Would I read it again? - Definitely. Just browsing the table of contents was enough to refresh my memory (as it did at time of writing this), but there's a lot that I don't and would go back for.

How to Win Friends and Influence People

Guilty of judging a book by its cover, I always thought this one had a bookbait-y, almost cringeworthy title. Nothing could be farther from the truth. I've seen this recommended a few times on HN and thought I'd give it a go. This book has had a great impact when it comes to influencing behaviour and on how I think about and treat those around me. With examples that seem to be too good to be true, the author describes how adhering to a few logical principles we can achieve what the title says. But the basis for all, is sincerity and honesty. There's no trick or shortcut. It takes conscious effort to put it into practise. Unless you have a knack for it, your "normal" behaviour would probably go against a few of the things mentioned in this book. For me it is (or hopefully, was) frequent use of sarcasm or snark to put across a point (which the book will tell you, is one of the worst things you can do). It's hard to deviate from the norm, but it really does make a difference.

Would I read it again? - For certain. It would take me a few more readings to truly remember all that it has to offer.

The Quick and Easy Way to Effective Speaking

From the same author as How to Win Friends and Influence People, Dale Carnegie, in this book, describes how to get better at putting across your thoughts to your audience. Speaking is a two-way conversation in which the audience is as important as the one giving the talk. Just like the previous book, there are no shortcuts. "Preach what you practise" can be said to the principle behind several of the methods put forth in this book. Those who feel strongly about what they say, who speak from the heart, from experience, are more likely to get themselves heard than the ones who don't. Giving examples that the audience can relate to, speaking from personal experience, using visual aids, and being prepared are some of things that this book describes in detail.

Would I read it again? - Yes. Just like the previous book, it would take another reading or two to get it all in.

Below are a few books that I started reading but didn't finish.

The Toyota Way

This one has a preachy, slightly repetitive tone, but the examples talk of astounding gains in manufacturing efficiency achieved by applying the principles that Toyota has. One of the first thing it describes in detail is around eliminating everything not necessary (aka waste) in a process, and there's a lot more to that than I would have thought. I think this one has more to offer, but perhaps not as succinctly as some of the other books.
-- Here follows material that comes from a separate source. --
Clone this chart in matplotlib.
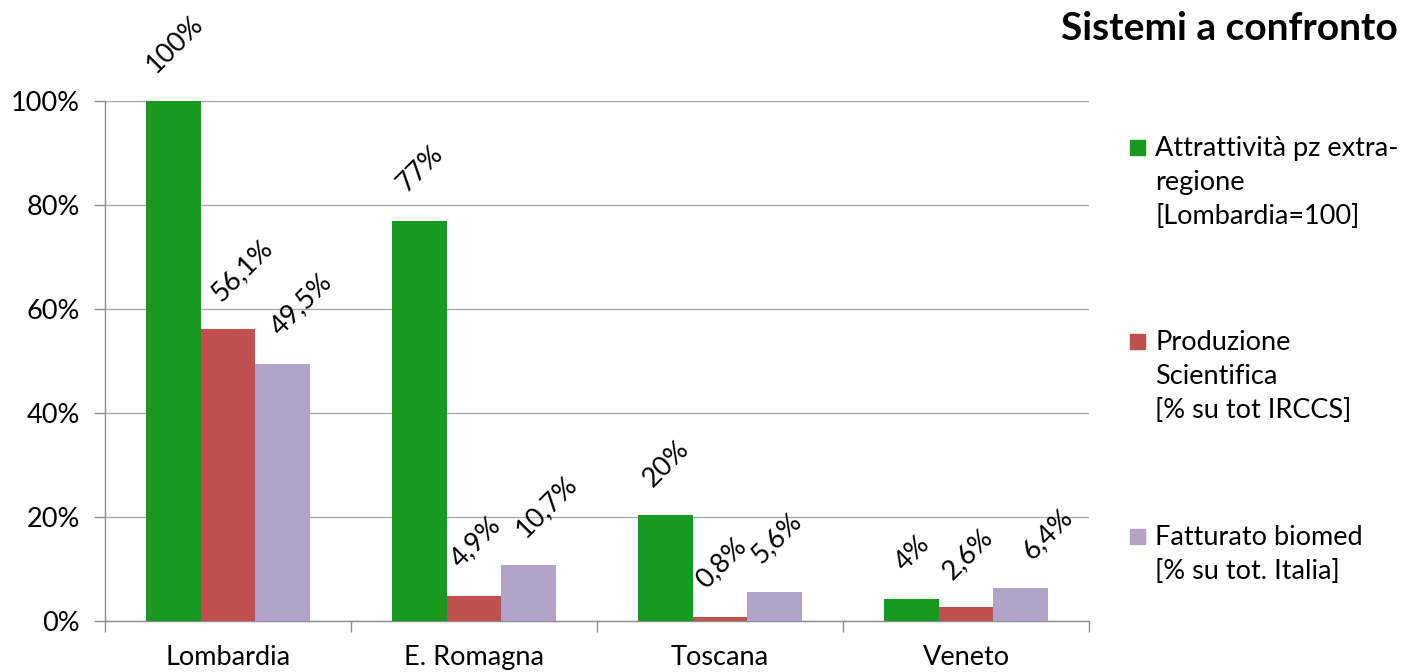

Structure and Interpretation of Computer Programs

A refreshing approach to programming! I haven't spent more time on this primarily because the exercises (to be done at a terminal or on piece of paper) are not as convenient to go through when commuting, where most of my reading takes place.

The Intelligent Investor: The Definitive Book on Value Investing

So far, this book has taught me a very importance difference. The one between actual and speculative investments. It explains the various investments instruments available in the U.S. (which are not much use to me, but the ones everywhere else are not vastly different) and how they have performed over the past. It tells you that to be a decent investor, you need to make the least amount of mistakes. To not let emotion influence your judgement. To be confident in what you pick, so much so that you'd stick with it if the market shut down for a decade, or if you could not see the ticker everyday. I don't expect to get exceptional returns after following everything in the book, but I do hope to identify and avoid investment mistakes.